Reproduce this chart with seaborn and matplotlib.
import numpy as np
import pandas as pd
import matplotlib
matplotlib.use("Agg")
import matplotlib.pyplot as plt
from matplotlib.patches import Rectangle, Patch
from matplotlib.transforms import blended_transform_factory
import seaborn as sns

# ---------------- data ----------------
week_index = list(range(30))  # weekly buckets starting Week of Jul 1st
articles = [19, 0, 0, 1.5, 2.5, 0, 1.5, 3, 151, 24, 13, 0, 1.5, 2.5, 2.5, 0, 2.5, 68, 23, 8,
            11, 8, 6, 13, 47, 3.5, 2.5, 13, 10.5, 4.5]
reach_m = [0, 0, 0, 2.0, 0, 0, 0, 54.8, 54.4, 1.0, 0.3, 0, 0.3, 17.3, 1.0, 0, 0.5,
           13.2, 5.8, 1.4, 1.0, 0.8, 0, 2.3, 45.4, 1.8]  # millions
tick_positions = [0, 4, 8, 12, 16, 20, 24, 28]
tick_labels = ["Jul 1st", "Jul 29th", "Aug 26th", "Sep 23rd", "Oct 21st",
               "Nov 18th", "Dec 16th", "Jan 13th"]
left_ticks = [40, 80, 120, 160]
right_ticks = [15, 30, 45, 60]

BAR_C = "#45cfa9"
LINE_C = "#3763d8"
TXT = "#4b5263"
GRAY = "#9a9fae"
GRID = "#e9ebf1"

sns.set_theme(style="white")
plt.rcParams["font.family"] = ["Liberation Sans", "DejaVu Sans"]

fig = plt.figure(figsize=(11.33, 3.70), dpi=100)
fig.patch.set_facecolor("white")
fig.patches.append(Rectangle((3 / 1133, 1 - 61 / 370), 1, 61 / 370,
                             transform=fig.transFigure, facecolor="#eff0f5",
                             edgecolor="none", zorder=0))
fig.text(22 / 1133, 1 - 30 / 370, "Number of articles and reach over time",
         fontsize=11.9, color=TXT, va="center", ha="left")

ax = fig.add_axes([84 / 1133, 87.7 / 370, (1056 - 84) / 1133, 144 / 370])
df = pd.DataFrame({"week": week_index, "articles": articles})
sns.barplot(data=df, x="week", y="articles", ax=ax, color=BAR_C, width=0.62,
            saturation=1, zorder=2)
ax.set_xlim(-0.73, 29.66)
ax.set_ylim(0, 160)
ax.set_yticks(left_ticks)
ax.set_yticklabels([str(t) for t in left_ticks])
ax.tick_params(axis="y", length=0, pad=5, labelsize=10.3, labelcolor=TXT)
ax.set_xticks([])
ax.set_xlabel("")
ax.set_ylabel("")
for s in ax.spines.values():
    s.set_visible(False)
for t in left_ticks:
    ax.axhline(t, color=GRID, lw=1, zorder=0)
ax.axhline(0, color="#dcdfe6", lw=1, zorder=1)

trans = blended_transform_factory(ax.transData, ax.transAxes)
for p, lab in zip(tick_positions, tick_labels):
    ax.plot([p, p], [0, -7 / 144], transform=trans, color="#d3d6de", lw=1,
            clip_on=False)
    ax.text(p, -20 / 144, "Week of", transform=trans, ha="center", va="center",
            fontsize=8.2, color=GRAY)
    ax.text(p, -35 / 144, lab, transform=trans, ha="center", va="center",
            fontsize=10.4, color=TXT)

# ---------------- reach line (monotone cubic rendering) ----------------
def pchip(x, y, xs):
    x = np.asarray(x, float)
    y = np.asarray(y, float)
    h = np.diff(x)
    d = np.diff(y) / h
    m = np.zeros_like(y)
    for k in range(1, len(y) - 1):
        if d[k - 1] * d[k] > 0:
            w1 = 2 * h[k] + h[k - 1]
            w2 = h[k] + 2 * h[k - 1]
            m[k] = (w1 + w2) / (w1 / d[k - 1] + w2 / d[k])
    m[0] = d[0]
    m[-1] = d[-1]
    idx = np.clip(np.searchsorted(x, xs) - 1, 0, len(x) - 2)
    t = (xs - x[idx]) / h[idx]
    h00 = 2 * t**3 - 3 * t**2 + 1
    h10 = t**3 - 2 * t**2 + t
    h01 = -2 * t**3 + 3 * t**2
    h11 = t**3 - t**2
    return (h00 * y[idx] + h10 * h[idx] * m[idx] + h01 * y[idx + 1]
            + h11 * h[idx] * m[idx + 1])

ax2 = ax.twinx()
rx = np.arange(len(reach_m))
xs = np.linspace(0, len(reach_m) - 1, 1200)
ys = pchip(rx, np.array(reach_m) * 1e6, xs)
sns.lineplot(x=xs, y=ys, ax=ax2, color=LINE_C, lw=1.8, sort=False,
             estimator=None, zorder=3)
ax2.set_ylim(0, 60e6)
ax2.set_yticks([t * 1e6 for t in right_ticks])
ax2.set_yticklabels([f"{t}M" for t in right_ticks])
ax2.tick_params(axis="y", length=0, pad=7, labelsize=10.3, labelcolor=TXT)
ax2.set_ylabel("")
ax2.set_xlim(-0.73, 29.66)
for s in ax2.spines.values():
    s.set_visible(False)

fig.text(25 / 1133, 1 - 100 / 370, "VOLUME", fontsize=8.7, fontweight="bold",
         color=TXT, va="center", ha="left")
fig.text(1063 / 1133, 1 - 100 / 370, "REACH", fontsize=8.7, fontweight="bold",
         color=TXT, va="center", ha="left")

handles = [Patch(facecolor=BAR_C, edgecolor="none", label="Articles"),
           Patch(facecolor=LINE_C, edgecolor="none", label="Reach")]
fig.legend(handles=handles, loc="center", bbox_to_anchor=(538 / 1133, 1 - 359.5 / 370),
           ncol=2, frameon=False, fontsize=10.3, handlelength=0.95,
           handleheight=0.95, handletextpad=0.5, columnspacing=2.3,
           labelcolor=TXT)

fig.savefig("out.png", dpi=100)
◇ ◇ ◇
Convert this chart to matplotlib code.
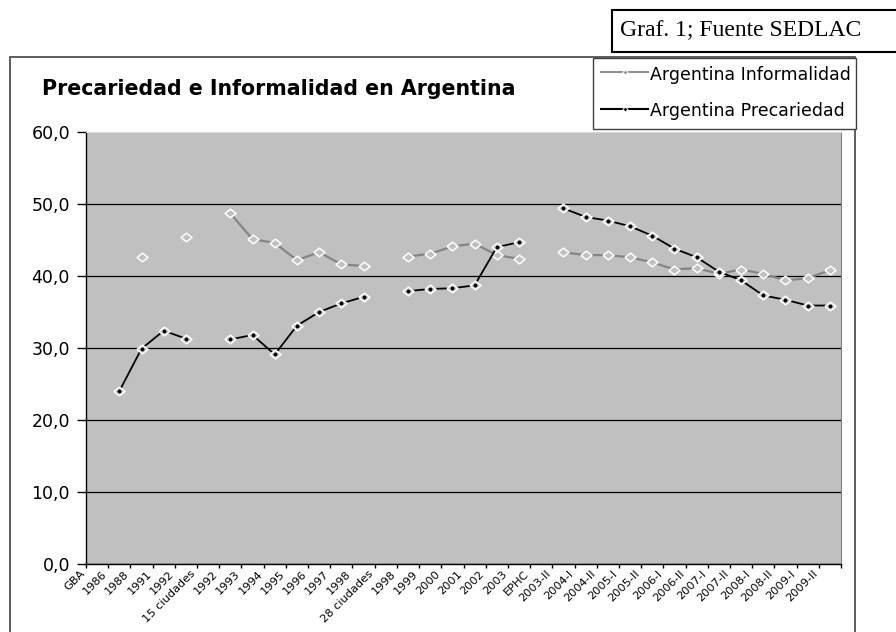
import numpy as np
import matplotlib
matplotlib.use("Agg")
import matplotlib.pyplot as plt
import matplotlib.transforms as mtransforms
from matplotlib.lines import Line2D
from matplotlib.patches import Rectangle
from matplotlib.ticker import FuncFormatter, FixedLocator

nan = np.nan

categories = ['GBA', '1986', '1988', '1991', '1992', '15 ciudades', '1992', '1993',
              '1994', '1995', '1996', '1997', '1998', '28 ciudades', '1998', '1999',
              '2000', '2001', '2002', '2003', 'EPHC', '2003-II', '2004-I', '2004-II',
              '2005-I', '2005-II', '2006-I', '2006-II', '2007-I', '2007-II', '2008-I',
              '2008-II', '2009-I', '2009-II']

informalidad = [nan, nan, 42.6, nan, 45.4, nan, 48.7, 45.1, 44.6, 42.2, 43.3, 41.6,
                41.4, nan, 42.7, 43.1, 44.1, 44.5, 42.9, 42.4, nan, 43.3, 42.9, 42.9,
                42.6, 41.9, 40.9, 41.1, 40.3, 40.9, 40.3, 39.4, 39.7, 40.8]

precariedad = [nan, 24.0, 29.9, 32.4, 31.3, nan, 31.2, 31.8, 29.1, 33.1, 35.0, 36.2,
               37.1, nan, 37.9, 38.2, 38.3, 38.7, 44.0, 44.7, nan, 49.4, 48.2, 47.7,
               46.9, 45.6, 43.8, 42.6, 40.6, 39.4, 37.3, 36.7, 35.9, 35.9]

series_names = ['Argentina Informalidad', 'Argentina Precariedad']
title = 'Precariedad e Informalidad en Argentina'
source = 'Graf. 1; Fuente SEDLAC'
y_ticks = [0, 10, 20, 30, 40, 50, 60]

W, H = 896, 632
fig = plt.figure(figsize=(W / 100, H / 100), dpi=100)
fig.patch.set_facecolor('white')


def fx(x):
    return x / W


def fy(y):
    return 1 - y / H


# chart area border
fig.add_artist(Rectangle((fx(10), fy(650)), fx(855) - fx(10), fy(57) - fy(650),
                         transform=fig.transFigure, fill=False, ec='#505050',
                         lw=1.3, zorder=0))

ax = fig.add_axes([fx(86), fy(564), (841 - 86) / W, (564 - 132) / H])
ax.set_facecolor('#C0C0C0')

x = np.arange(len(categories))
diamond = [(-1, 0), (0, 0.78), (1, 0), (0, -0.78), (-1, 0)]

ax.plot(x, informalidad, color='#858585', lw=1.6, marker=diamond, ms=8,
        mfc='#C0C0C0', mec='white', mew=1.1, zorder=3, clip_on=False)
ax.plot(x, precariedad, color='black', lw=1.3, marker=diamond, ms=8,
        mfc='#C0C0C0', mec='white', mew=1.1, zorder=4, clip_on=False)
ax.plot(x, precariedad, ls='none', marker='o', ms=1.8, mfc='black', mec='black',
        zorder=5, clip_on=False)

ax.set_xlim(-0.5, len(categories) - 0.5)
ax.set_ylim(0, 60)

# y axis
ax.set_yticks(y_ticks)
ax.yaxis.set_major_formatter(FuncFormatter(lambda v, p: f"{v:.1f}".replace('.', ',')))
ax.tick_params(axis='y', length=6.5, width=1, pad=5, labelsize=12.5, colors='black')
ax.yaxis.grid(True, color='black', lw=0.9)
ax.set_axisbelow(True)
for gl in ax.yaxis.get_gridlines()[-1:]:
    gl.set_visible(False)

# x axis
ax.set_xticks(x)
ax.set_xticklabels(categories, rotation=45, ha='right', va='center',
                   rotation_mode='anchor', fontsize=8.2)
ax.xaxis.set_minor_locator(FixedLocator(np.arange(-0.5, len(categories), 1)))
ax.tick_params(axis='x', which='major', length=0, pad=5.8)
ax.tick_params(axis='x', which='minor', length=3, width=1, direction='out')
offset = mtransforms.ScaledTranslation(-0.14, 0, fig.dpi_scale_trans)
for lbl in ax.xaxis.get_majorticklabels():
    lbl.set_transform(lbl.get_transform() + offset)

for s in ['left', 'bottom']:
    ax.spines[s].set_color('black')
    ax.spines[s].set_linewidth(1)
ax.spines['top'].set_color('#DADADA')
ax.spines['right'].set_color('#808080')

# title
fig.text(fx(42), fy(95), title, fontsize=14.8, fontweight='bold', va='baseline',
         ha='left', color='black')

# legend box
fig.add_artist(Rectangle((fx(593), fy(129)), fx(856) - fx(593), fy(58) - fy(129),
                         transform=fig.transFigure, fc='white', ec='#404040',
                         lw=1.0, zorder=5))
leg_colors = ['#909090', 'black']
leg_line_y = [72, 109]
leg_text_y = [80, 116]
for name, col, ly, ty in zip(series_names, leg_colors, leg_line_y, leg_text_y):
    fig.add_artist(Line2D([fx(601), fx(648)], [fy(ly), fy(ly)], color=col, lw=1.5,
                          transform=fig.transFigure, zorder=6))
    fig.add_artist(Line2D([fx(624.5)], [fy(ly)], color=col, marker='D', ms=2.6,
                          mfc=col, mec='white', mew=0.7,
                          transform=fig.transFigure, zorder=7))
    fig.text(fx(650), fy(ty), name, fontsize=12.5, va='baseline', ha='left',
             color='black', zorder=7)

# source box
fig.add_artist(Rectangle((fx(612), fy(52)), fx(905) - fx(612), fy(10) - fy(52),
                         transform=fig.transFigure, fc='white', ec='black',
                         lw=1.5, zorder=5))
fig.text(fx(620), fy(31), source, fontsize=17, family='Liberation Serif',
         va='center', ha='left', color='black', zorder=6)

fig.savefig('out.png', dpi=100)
◇ ◇ ◇
§ **WHAT IS REQUIRED**
Repeat only the lines from the one with "Convert this chart to matplotlib code." down to the one with "nan = np.nan", word for word and both included, and leave the pictures out.

§ **WORKED ANSWER**
Convert this chart to matplotlib code.
import numpy as np
import matplotlib
matplotlib.use("Agg")
import matplotlib.pyplot as plt
import matplotlib.transforms as mtransforms
from matplotlib.lines import Line2D
from matplotlib.patches import Rectangle
from matplotlib.ticker import FuncFormatter, FixedLocator

nan = np.nan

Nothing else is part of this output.